For the past two years he’s served up breakfast standards (think pancakes and eggs) and simple lunch fare (burgers, sandwiches, salads) at a satellite café of the same name in Berkeley.
French bounces between the two popular spots several times a day and jokes that the breakfast-brunch shift is the Rodney Dangerfield of cooking (it don’t get no respect).
Still, he’s proudest of his low carbon emissions menu options and his weekend food specials, a short, seasonal list that emphasizes local farms and calculates food miles.
French isn’t your typical chef. Before he cooked for a living he worked as a scientist. His interest in ecology led him to spend two years living among pygmies in Cameroon, where he studied seed dispersal by monkeys and birds.

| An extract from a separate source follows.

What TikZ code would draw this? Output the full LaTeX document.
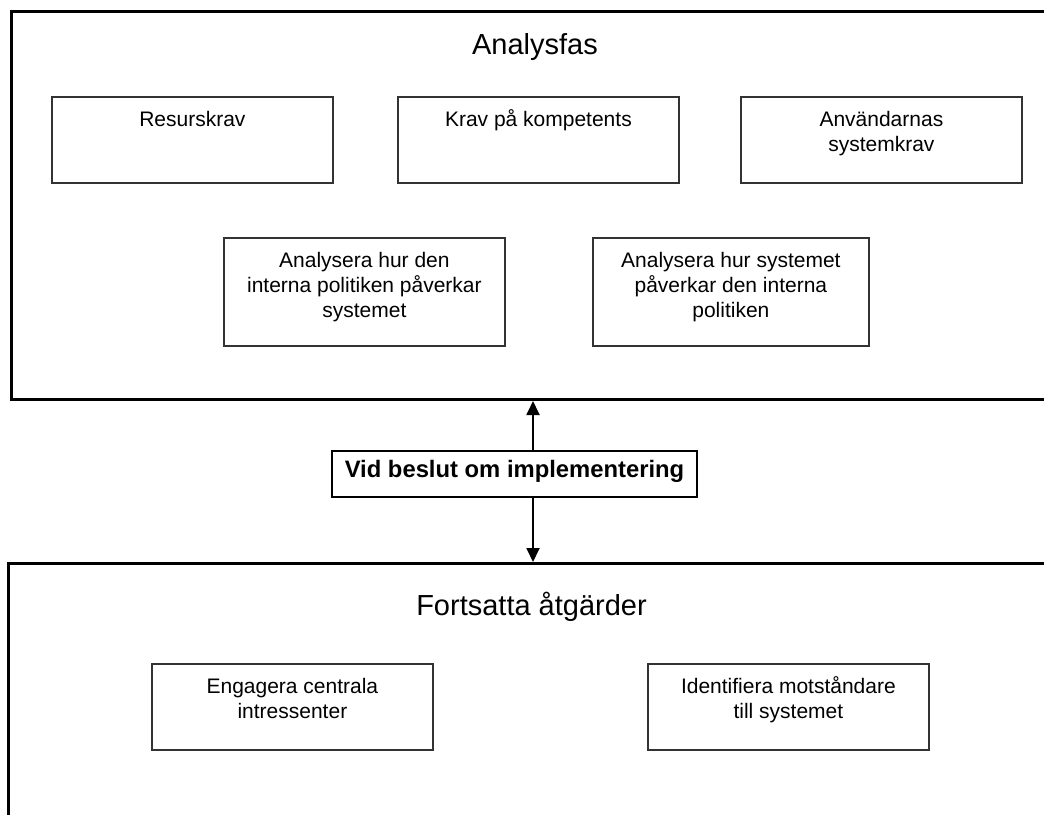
\documentclass[tikz,border=0pt]{standalone}
\usepackage{fontspec}
\setmainfont{Liberation Sans}
\usetikzlibrary{arrows.meta,calc}
\tikzset{
  outer/.style={draw=black,line width=3pt,inner sep=0pt,anchor=north west},
  inbox/.style={draw=black!80,line width=1.8pt,inner sep=0pt,anchor=north west,minimum width=281pt,minimum height=86pt},
  bodytxt/.style={inner sep=0pt,anchor=north,align=center,font=\fontsize{21}{25}\selectfont},
  title/.style={inner sep=0pt,anchor=base,font=\fontsize{29}{34}\selectfont},
  arr/.style={line width=1.8pt,-{Triangle[length=14pt,width=13pt]}},
}
\begin{document}
\begin{tikzpicture}[x=1pt,y=-1pt]
\clip (0,0) rectangle (1044,814);
\fill[white] (0,0) rectangle (1044,814);
% outer frames
\node[outer,minimum width=1045pt,minimum height=388pt] (ana) at (10,10) {};
\node[outer,minimum width=1045pt,minimum height=270pt] (fort) at (7,562) {};
\node[title] (anat) at (535,54) {Analysfas};
\node[title] (fortt) at (531.5,615) {Fortsatta åtgärder};
% analysis boxes
\node[inbox] (res) at (51,96) {};
\node[inbox] (krav) at (397,96) {};
\node[inbox] (anv) at (740,96) {};
\node[inbox,minimum height=108pt] (an1) at (223,237) {};
\node[inbox,minimum width=276pt,minimum height=108pt] (an2) at (592,237) {};
\node[bodytxt] (rest) at ($(res.north)+(0,12.5)$) {\strut Resurskrav};
\node[bodytxt] (kravt) at ($(krav.north)+(0,12.5)$) {\strut Krav på kompetents};
\node[bodytxt] (anvt) at ($(anv.north)+(0,12.5)$) {\strut Användarnas\\systemkrav};
\node[bodytxt] (an1t) at ($(an1.north)+(0,12.5)$) {\strut Analysera hur den\\interna politiken påverkar\\systemet};
\node[bodytxt] (an2t) at ($(an2.north)+(0,12.5)$) {\strut Analysera hur systemet\\påverkar den interna\\politiken};
% action boxes
\node[inbox,minimum height=86pt] (eng) at (151,663) {};
\node[inbox,minimum height=86pt] (idf) at (647,663) {};
\node[bodytxt] (engt) at ($(eng.north)+(0,12.5)$) {\strut Engagera centrala\\intressenter};
\node[bodytxt] (idft) at ($(idf.north)+(0,12.5)$) {\strut Identifiera motståndare\\till systemet};
% decision
\node[draw=black,line width=2.4pt,inner sep=0pt,minimum width=365pt,minimum height=46pt,
      text height=15pt,text depth=9pt,font=\fontsize{23.8}{27}\selectfont\bfseries] (vid) at (514.5,474) {Vid beslut om implementering};
\coordinate (ax) at (533,0);
\draw[arr] (vid.north -| ax) -- (ana.south -| ax);
\draw[arr] (vid.south -| ax) -- (fort.north -| ax);
\end{tikzpicture}
\end{document}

An avid nature photographer, he’s also written about the relationship between ecology and food for the Bay Area News Group, where he penned the EcoChef column, as well as for Civil Eats and Fungi Magazine.
French, 40, is the author of The Bay Area Homegrown Cookbook, which reveals the partnerships between 29 local chefs and farmers, and features fellow Berkeley chefs Amy Murray of Venus and Revival, and Marsha McBride and Rick DeBeoard of Café Rouge, as well as local fungi foragers Mil Apostol and Lucy Collier of Gentle Giraffe Farm and Forage.
He is studying sustainability at the University of California’s Haas School of Business, lives locally, and is co-raising his preschool age daughter, who was adopted from Ethiopia.
When did your interest in local food begin?
I spent part of my childhood on a small farm in Sacramento, where we grew all our own vegetables and fruit, and ate the eggs from the farm’s free-range chickens. Eating locally literally meant walking out the back door and harvesting dinner.
Where did the moniker eco-chef come from and what does it mean?
It was an insult by a co-worker at a hippie, student-run, super-crunchy, college collective called Che Café on the U.C. San Diego campus, where I worked when I got my undergraduate degree. One night, as we were cleaning up, I found myself separating the recycling from the trash. This was before recycling was routine. And my co-worker just wanted to get out of there and he said: “What are you, some kind of eco-chef?”
Years later, when I started cooking full-time, I decided to embrace the label as a positive thing. On the one hand, it means nothing really. But I’ve come to think of it as cooking in a way that supports local food systems and honors the people who raise our food sustainably and I incorporate those principals into everything I do, given the limitations I have.
I have to think about price point, so I don’t buy organic potatoes, for instance, I don’t pretend I do. I’m doing breakfast for about 10 to 12 bucks a plate per customer, so I have to work with that.
But Sunny Side was the first green-certified restaurant in Albany. We use quality local ingredients and humanely raised meats and eggs. My five-item food-miles menu, which makes up a third of our weekend business, calculates food miles, and is like my gateway drug to sustainability. I do as many things I can given what I have to work with.
Do you have culinary aspirations beyond being a breakfast chef?
The bar is pretty low for breakfast food so I actually find it’s really creative to work within the parameters of what you can do on a breakfast menu. I’m always looking for ways to increase the connections between ecology and food. That’s what keeps me going and inspires me. And the issues behind being “green” or “eco” or “sustainable” are all things I think about as I’m cooking on the line. I look forward to the day when none of us need to use these labels, which are buzzwords now, because they’re simply standard practice.
Aaron French and a panel of chefs and farmers featured in his book will discuss local, seasonal food at Berkeley’s Books Inc. tomorrow, Wednesday, January 25, at 7:00 p.m.